## EXERCISE TASK
Everything from the first line of the data through the line with "import seaborn as sns" is to be echoed exactly, minus the pictures.
═════ DATA BLOCK
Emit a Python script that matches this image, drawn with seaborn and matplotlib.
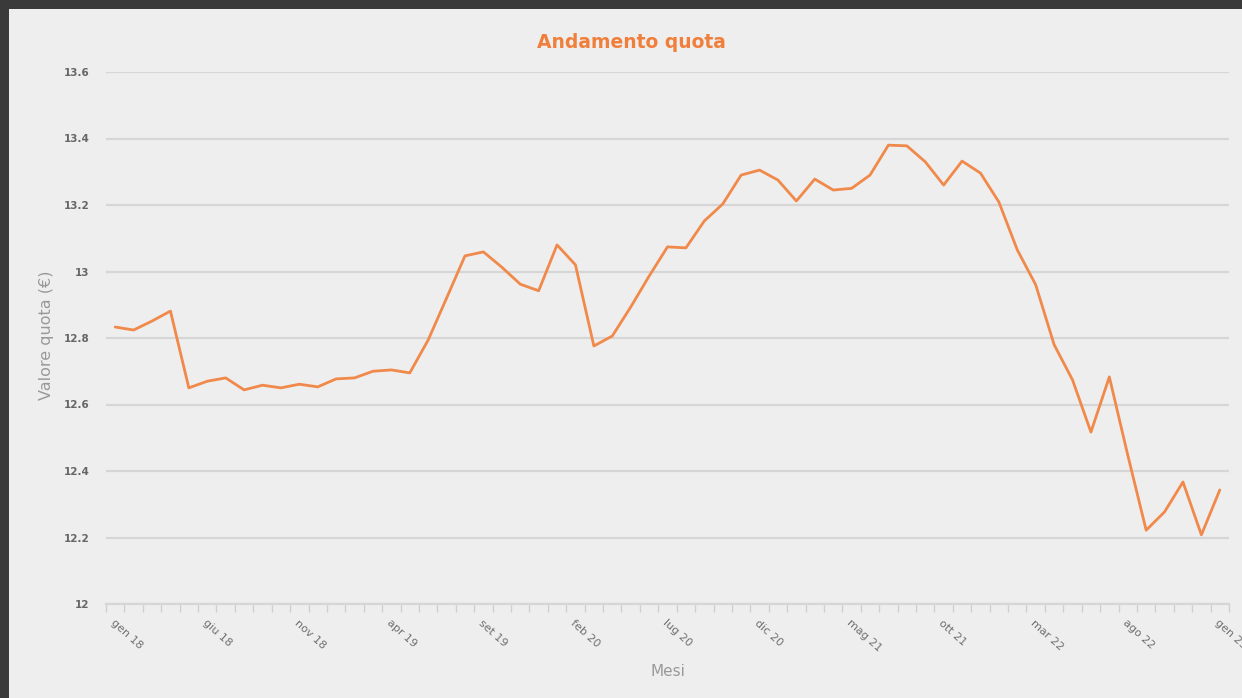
import numpy as np
import pandas as pd
import matplotlib
matplotlib.use("Agg")
import matplotlib.pyplot as plt
from matplotlib.patches import Rectangle
import seaborn as sns

month_names = ["gen", "feb", "mar", "apr", "mag", "giu", "lug", "ago", "set", "ott", "nov", "dic"]
months = [f"{month_names[m]} {y}" for y in range(18, 23) for m in range(12)] + ["gen 23"]

values = [12.833, 12.824, 12.851, 12.881, 12.650, 12.670, 12.680, 12.644, 12.658, 12.650,
          12.661, 12.653, 12.677, 12.680, 12.700, 12.704, 12.695, 12.794, 12.920, 13.047,
          13.059, 13.013, 12.962, 12.942, 13.080, 13.020, 12.776, 12.806, 12.893, 12.986,
          13.074, 13.071, 13.152, 13.203, 13.290, 13.305, 13.275, 13.212, 13.278, 13.245,
          13.250, 13.290, 13.380, 13.378, 13.330, 13.260, 13.332, 13.296, 13.209, 13.065,
          12.960, 12.780, 12.674, 12.517, 12.683, 12.448, 12.222, 12.277, 12.367, 12.208,
          12.343]

yticks = [12.0, 12.2, 12.4, 12.6, 12.8, 13.0, 13.2, 13.4, 13.6]
ytick_labels = ["12", "12.2", "12.4", "12.6", "12.8", "13", "13.2", "13.4", "13.6"]

df = pd.DataFrame({"idx": np.arange(len(values)), "mese": months, "valore": values})

sns.set_theme(style="white")
plt.rcParams["font.family"] = ["DejaVu Sans"]

W, H = 1242, 698
fig = plt.figure(figsize=(W / 100, H / 100), dpi=100, facecolor="#3a3a3a")
fig.patches.append(Rectangle((9 / W, 0), 1 - 9 / W, 1 - 9 / H, transform=fig.transFigure,
                             facecolor="#eeeeee", edgecolor="none", zorder=-10))

ax = fig.add_axes([106 / W, 1 - 604 / H, (1229 - 106) / W, (604 - 72) / H])
ax.set_zorder(5)
ax.set_facecolor("#eeeeee")

sns.lineplot(data=df, x="idx", y="valore", ax=ax, color="#f0894a", linewidth=2.0)

n = len(values)
ax.set_xlim(-0.5, n - 0.5)
ax.set_ylim(12.0, 13.6)
ax.set_yticks(yticks)
ax.set_yticklabels(ytick_labels)
ax.grid(axis="y", color="#d6d6d6", linewidth=1.6)
ax.grid(axis="x", visible=False)
ax.set_axisbelow(True)

major = list(range(0, n, 5))
ax.set_xticks(major)
ax.set_xticklabels([months[i] for i in major], rotation=-42, ha="left", va="top",
                   rotation_mode="anchor", fontsize=8, color="#707070")
ax.set_xticks(np.arange(-0.5, n, 1.0), minor=True)
ax.tick_params(axis="x", which="major", length=0, pad=10)
ax.tick_params(axis="x", which="minor", length=6, color="#d0d0d0", width=1, bottom=True)
ax.tick_params(axis="y", length=0, pad=12, labelsize=7.5, labelcolor="#666666")
for t in ax.get_yticklabels():
    t.set_fontweight("bold")

for s in ["top", "right", "left"]:
    ax.spines[s].set_visible(False)
ax.spines["bottom"].set_color("#d6d6d6")
ax.spines["bottom"].set_linewidth(1.6)

ax.set_xlabel("Mesi", color="#999999", fontsize=11)
ax.xaxis.set_label_coords((668 - 106) / (1229 - 106), -(671 - 604) / (604 - 72))
ax.set_ylabel("Valore quota (€)", color="#999999", fontsize=11.5)
ax.yaxis.set_label_coords(-(106 - 47) / (1229 - 106), (604 - 335) / (604 - 72))
ax.xaxis.label.set_va("center")
ax.yaxis.label.set_va("center")

fig.text(631 / W, 1 - 43 / H, "Andamento quota", ha="center", va="center",
         color="#f07f3c", fontsize=13.5, fontweight="bold")

fig.savefig("out.png", dpi=100, facecolor=fig.get_facecolor())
══════════
## WRITTEN SOLUTION
Emit a Python script that matches this image, drawn with seaborn and matplotlib.
import numpy as np
import pandas as pd
import matplotlib
matplotlib.use("Agg")
import matplotlib.pyplot as plt
from matplotlib.patches import Rectangle
import seaborn as sns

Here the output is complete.